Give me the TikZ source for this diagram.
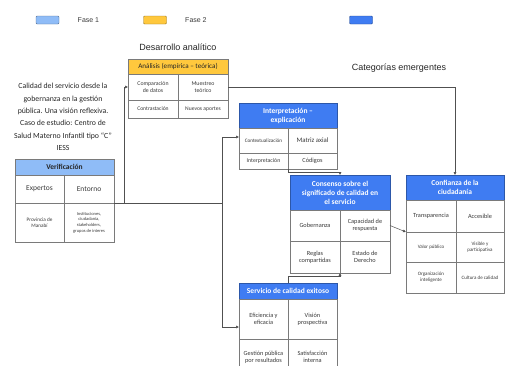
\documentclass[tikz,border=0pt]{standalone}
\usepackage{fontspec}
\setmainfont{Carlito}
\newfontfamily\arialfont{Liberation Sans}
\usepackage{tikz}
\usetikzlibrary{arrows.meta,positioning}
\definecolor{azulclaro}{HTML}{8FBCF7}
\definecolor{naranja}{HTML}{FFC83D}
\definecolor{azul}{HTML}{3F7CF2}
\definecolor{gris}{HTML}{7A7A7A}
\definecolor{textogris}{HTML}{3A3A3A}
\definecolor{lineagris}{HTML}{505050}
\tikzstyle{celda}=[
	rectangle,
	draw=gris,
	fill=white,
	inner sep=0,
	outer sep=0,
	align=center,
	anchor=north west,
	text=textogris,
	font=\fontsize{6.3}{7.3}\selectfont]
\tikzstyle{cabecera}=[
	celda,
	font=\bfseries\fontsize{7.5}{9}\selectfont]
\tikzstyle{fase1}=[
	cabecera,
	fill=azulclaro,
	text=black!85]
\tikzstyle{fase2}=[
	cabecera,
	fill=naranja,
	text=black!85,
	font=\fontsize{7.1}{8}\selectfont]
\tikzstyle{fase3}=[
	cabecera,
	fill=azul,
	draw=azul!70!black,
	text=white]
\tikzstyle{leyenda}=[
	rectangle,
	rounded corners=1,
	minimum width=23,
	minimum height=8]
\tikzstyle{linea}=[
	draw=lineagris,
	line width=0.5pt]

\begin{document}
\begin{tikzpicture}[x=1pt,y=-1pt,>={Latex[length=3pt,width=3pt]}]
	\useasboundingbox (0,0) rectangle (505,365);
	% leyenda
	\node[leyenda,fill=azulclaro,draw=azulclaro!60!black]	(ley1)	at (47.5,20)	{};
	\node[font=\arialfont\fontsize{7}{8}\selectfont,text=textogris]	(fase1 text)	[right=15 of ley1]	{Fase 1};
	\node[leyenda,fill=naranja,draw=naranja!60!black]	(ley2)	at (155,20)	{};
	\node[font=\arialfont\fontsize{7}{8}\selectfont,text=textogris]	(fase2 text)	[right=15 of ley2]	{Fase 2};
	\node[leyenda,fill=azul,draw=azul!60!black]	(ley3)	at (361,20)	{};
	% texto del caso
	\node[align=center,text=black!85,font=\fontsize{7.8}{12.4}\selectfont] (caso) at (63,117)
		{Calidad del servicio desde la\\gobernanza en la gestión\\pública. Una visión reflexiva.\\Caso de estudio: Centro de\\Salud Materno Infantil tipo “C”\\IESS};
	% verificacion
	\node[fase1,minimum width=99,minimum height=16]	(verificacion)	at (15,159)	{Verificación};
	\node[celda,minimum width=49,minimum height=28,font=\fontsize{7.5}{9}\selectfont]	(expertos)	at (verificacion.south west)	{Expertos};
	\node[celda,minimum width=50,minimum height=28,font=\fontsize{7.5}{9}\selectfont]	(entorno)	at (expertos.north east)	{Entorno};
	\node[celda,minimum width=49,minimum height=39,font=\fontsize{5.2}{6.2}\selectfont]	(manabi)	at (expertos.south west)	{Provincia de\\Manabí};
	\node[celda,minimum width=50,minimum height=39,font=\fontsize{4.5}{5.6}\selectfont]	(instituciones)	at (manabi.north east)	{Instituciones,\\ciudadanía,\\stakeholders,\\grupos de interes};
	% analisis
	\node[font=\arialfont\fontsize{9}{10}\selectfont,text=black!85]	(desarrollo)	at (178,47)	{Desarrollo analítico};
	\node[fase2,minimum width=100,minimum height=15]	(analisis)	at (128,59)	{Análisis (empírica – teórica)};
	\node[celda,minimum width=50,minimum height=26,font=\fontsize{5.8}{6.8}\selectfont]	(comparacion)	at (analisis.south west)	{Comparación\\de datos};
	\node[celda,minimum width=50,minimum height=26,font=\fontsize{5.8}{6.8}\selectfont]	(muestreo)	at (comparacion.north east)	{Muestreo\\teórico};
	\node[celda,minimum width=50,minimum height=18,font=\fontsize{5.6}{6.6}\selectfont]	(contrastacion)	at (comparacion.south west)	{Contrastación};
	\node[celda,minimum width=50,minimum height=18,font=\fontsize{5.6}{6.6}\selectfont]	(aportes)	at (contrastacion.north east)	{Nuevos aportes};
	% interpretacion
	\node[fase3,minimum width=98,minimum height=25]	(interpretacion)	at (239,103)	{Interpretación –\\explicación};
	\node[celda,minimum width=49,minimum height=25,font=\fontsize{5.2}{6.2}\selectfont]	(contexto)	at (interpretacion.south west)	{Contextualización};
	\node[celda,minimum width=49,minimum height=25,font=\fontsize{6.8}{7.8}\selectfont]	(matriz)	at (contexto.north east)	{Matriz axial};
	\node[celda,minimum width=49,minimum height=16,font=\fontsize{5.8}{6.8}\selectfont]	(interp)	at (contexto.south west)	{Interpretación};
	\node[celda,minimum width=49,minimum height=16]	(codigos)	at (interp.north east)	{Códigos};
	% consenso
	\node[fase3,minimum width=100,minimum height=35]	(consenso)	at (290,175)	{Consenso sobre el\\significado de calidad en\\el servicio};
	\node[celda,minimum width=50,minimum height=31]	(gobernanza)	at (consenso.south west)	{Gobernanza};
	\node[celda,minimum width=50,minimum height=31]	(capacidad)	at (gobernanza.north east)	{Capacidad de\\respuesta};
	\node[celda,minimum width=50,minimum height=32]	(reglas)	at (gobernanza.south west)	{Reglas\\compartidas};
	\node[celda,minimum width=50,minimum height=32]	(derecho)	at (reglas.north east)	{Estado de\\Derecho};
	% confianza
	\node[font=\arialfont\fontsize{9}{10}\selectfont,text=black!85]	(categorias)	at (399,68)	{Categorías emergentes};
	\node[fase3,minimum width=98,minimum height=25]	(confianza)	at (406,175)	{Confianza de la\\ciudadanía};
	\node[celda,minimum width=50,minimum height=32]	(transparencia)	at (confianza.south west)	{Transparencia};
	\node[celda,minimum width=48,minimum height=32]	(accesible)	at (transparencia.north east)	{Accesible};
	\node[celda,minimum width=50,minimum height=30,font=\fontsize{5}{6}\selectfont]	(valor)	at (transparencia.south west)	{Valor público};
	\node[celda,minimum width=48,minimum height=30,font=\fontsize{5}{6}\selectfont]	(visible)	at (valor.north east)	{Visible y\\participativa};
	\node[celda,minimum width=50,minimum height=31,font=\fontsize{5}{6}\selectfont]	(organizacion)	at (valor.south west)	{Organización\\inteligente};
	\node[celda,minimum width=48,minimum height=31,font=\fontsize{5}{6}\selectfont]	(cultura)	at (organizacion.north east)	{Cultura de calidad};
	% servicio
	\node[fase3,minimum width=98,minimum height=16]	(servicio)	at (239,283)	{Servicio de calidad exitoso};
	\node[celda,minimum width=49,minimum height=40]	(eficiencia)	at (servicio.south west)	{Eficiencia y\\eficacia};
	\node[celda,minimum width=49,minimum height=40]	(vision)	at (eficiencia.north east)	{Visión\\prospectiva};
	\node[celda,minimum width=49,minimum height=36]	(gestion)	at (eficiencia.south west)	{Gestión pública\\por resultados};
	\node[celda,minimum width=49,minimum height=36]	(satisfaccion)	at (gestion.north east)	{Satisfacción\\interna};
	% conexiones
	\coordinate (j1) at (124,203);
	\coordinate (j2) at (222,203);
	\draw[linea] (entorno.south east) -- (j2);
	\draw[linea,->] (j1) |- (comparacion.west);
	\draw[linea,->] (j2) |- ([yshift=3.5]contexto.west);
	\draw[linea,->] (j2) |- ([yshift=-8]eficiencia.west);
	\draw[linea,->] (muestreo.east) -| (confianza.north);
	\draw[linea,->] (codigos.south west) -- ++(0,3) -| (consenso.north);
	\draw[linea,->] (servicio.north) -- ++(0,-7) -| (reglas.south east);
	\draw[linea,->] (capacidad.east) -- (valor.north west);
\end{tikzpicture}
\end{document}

§

### Task objective:
Each line from the top of the material through the line containing "line width=0.5pt]" should be reproduced exactly; please drop any images.

### Complete output:
Give me the TikZ source for this diagram.
\documentclass[tikz,border=0pt]{standalone}
\usepackage{fontspec}
\setmainfont{Carlito}
\newfontfamily\arialfont{Liberation Sans}
\usepackage{tikz}
\usetikzlibrary{arrows.meta,positioning}
\definecolor{azulclaro}{HTML}{8FBCF7}
\definecolor{naranja}{HTML}{FFC83D}
\definecolor{azul}{HTML}{3F7CF2}
\definecolor{gris}{HTML}{7A7A7A}
\definecolor{textogris}{HTML}{3A3A3A}
\definecolor{lineagris}{HTML}{505050}
\tikzstyle{celda}=[
	rectangle,
	draw=gris,
	fill=white,
	inner sep=0,
	outer sep=0,
	align=center,
	anchor=north west,
	text=textogris,
	font=\fontsize{6.3}{7.3}\selectfont]
\tikzstyle{cabecera}=[
	celda,
	font=\bfseries\fontsize{7.5}{9}\selectfont]
\tikzstyle{fase1}=[
	cabecera,
	fill=azulclaro,
	text=black!85]
\tikzstyle{fase2}=[
	cabecera,
	fill=naranja,
	text=black!85,
	font=\fontsize{7.1}{8}\selectfont]
\tikzstyle{fase3}=[
	cabecera,
	fill=azul,
	draw=azul!70!black,
	text=white]
\tikzstyle{leyenda}=[
	rectangle,
	rounded corners=1,
	minimum width=23,
	minimum height=8]
\tikzstyle{linea}=[
	draw=lineagris,
	line width=0.5pt]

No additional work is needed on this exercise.